IRONWORKER
Erects the skeleton of buildings, bridges, stadiums. Walks the iron. Highest-paid construction trade in many metros. Florida is a right-to-work state — union density is lower than the national average, but licensed tradespeople still command solid wages on prevailing wage projects.
The License.
Most states issue a journeyman license (allows you to work under a licensed contractor) and a separate master or contractor license (allows you to pull permits and run your own business). The journeyman license typically requires completing your apprenticeship and passing a written exam; the master/contractor license requires additional field hours — usually 2 years as a journeyman — and a separate exam.
Requirements in Florida: confirm current hour and exam requirements directly with Florida Department of Business and Professional Regulation (DBPR). Rules update frequently and our data reflects published standards as of early 2025.
The Money.
Pay data for this trade in Florida. BLS metro-level data was not available for this combination. National medians shown below.
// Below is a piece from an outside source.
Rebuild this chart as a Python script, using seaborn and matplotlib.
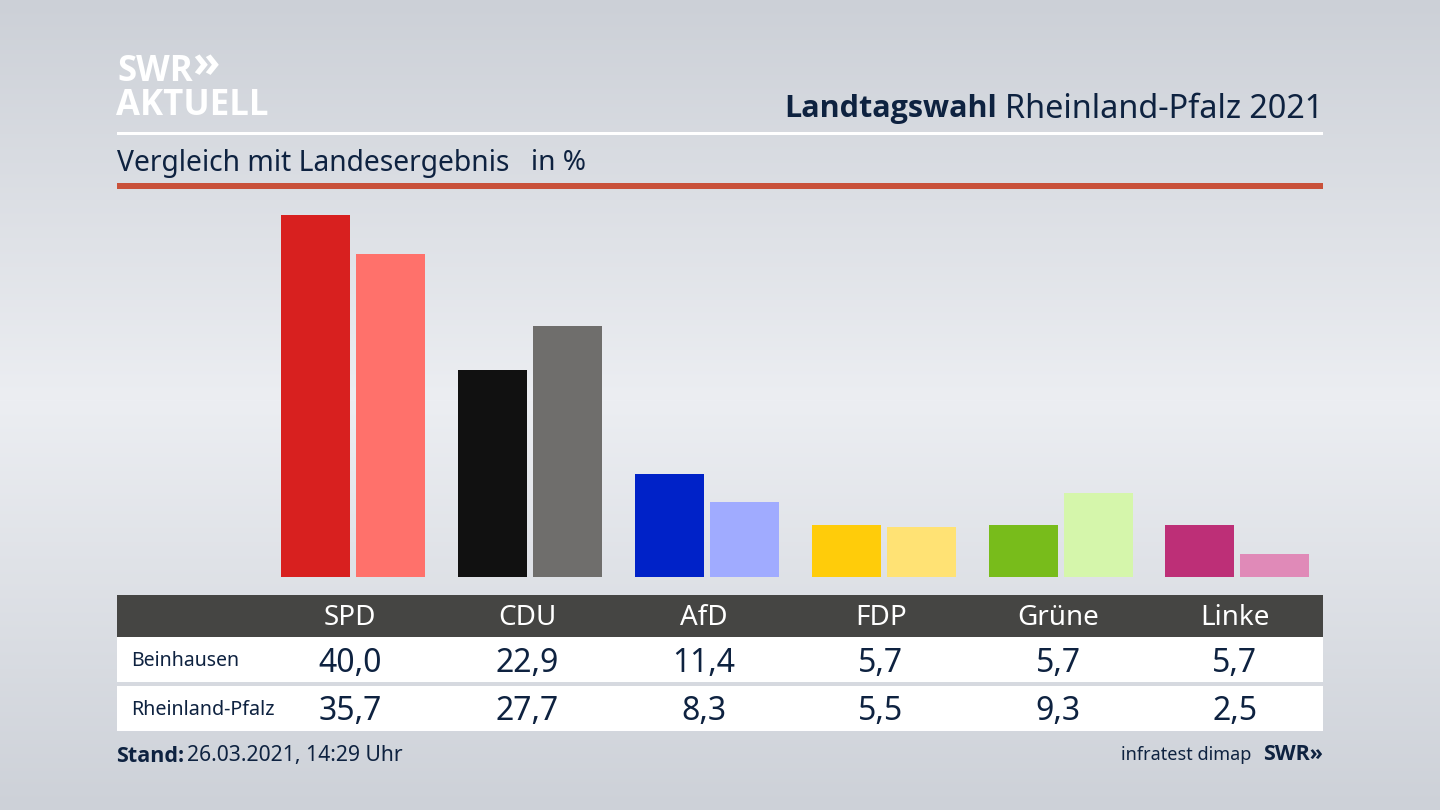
import numpy as np
import pandas as pd
import seaborn as sns
from matplotlib import pyplot as plt
from matplotlib.patches import Rectangle

parties = ["SPD", "CDU", "AfD", "FDP", "Grüne", "Linke"]
beinhausen = [40.0, 22.9, 11.4, 5.7, 5.7, 5.7]
rheinland_pfalz = [35.7, 27.7, 8.3, 5.5, 9.3, 2.5]
colors_local = ["#d8201f", "#111111", "#0022c8", "#ffcc0a", "#78bc1b", "#bd2f77"]
colors_state = ["#ff716b", "#6f6e6c", "#a0abff", "#ffe274", "#d5f6ab", "#e08ab8"]

W, H = 1440, 810
NAVY = "#0e2240"
BOLD = ['Open Sans', 'DejaVu Sans']

sns.set_theme(style="white")
plt.rcParams['font.family'] = ['Noto Sans', 'DejaVu Sans']

fig = plt.figure(figsize=(14.4, 8.1), dpi=100)

# background in pixel coordinates, everything but the bars goes here
bg = fig.add_axes([0, 0, 1, 1])
bg.set_xlim(0, W)
bg.set_ylim(H, 0)
bg.axis("off")

stops_y = [0, 400, 810]
stops_c = np.array([[204, 208, 215], [236, 238, 242], [205, 209, 216]]) / 255
grad = np.stack([np.interp(np.arange(H), stops_y, stops_c[:, i]) for i in range(3)], axis=1)
bg.imshow(grad[:, None, :], extent=[0, W, H, 0], aspect="auto", zorder=0)


def band(y0, y1, color):
    bg.add_patch(Rectangle((117, y0), 1206, y1 - y0, color=color, lw=0, zorder=1))


band(132, 135, "white")
band(183, 189, "#c9513a")
band(595, 637, "#454543")
band(637, 682, "white")
band(686, 731, "white")

# logo
s = bg.text(117, 72, "SWR", color="white", fontsize=25, family=BOLD, fontweight="bold", va="center", ha="left")
fig.canvas.draw()
bg.text(s.get_window_extent().x1, 66, "»", color="white", fontsize=32, family=BOLD, fontweight="bold", va="center", ha="left")
bg.text(116, 106, "AKTUELL", color="white", fontsize=25, family=BOLD, fontweight="bold", va="center", ha="left")

# title, right aligned in two pieces
t = bg.text(1323, 109, "Rheinland-Pfalz 2021", color=NAVY, fontsize=23.3, va="center", ha="right")
fig.canvas.draw()
x0 = t.get_window_extent().x0
bg.text(x0 - 8, 109, "Landtagswahl", color=NAVY, fontsize=22, family=BOLD, fontweight="bold", va="center", ha="right")

bg.text(117, 163, "Vergleich mit Landesergebnis", color=NAVY, fontsize=20.35, va="center", ha="left")
bg.text(531, 163, "in %", color=NAVY, fontsize=20.2, va="center", ha="left")

# table
col_x = [350 + 177 * i for i in range(len(parties))]
for x, party, a, b in zip(col_x, parties, beinhausen, rheinland_pfalz):
    bg.text(x, 618, party, color="white", fontsize=20, va="center", ha="center")
    bg.text(x, 663, f"{a:.1f}".replace(".", ","), color=NAVY, fontsize=23, va="center", ha="center")
    bg.text(x, 712, f"{b:.1f}".replace(".", ","), color=NAVY, fontsize=23, va="center", ha="center")
bg.text(131, 661, "Beinhausen", color=NAVY, fontsize=14, va="center", ha="left")
bg.text(131, 710, "Rheinland-Pfalz", color=NAVY, fontsize=14.2, va="center", ha="left")

# footer
s = bg.text(116, 756, "Stand:", color=NAVY, fontsize=15.5, family=BOLD, fontweight="bold", va="center", ha="left")
fig.canvas.draw()
bg.text(s.get_window_extent().x1 + 3, 756, "26.03.2021, 14:29 Uhr", color=NAVY, fontsize=15.2, va="center", ha="left")
bg.text(1323, 755, "SWR»", color=NAVY, fontsize=15.5, family=BOLD, fontweight="bold", va="center", ha="right")
bg.text(1251, 755, "infratest dimap", color=NAVY, fontsize=13, va="center", ha="right")

# bars: 176.8 px per party, 9.05 px per percent, baseline at y=577
ymax = 42
ax_top = 577 - ymax * 9.05
ax = fig.add_axes([265 / W, 1 - 577 / H, 1060.8 / W, (577 - ax_top) / H])
df = pd.DataFrame({
    "Partei": parties * 2,
    "Gebiet": ["Beinhausen"] * 6 + ["Rheinland-Pfalz"] * 6,
    "Prozent": beinhausen + rheinland_pfalz,
})
sns.barplot(data=df, x="Partei", y="Prozent", hue="Gebiet", order=parties,
            width=150 / 177, gap=0.08, legend=False, saturation=1, linewidth=0, ax=ax)
for container, colors in zip(ax.containers, [colors_local, colors_state]):
    for bar, c in zip(container, colors):
        bar.set_facecolor(c)
ax.set_xlim(-0.5, 5.5)
ax.set_ylim(0, ymax)
ax.axis("off")

fig.savefig("out.png", dpi=100)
| Stage | Hourly range | Approx. annual |
|---|---|---|
| Year 1 apprentice | $22–$32/hr | $44,000 – $64,000 |
| Journeyman scale | $42–$68/hr | $84,000 – $136,000 |
| BLS national median | — | $58,550 |
| BLS top 10% | — | $99,880 |
Florida is a right-to-work state. Union scale in major Florida metros typically runs 10–20% above the national median on public projects with prevailing wage requirements; non-union pay can run 15–30% below union scale on private work.
The Path.
In Florida, apprenticeships are administered through the federal RAPIDS system via the U.S. Department of Labor. To find registered programs, go to apprenticeship.gov and filter by state. Most joint apprenticeship training committees (JATCs) also accept direct applications.
- · Iron Workers (IW)
The Exam.
Most construction trade licenses at the contractor level require a business and law exam in addition to the trade exam. Florida may have this structure. Pass rates are not published uniformly — ask the licensing board directly for current data. Note: prevailing wage rules in Florida apply primarily to public projects — private-sector jobs in this right-to-work state are exempt.
Be honest about pass rates. Many licensing boards do not publish them. When they do, first-time pass rates for journeyman exams in the trades typically run 50–75%. Preparation time varies — most serious candidates spend 60–120 hours on exam prep. Use code books from the correct edition, not what's currently in print.
What recruiters won't tell you.
- 01Fatality rate among the highest in construction. Heights aren't for everyone — be honest with yourself.
- 02Heavy travel for major projects. 'Boomer' work means weeks away from home.
- 03Layoffs between projects are normal. Plan finances for feast-or-famine cycles.
- 04Almost entirely union — non-union ironwork is rare and usually pays badly.
- 05Florida DBPR issues both Certified (statewide) and Registered (local jurisdiction) licenses. Make sure you get the right tier — Registered licenses don't transfer between counties.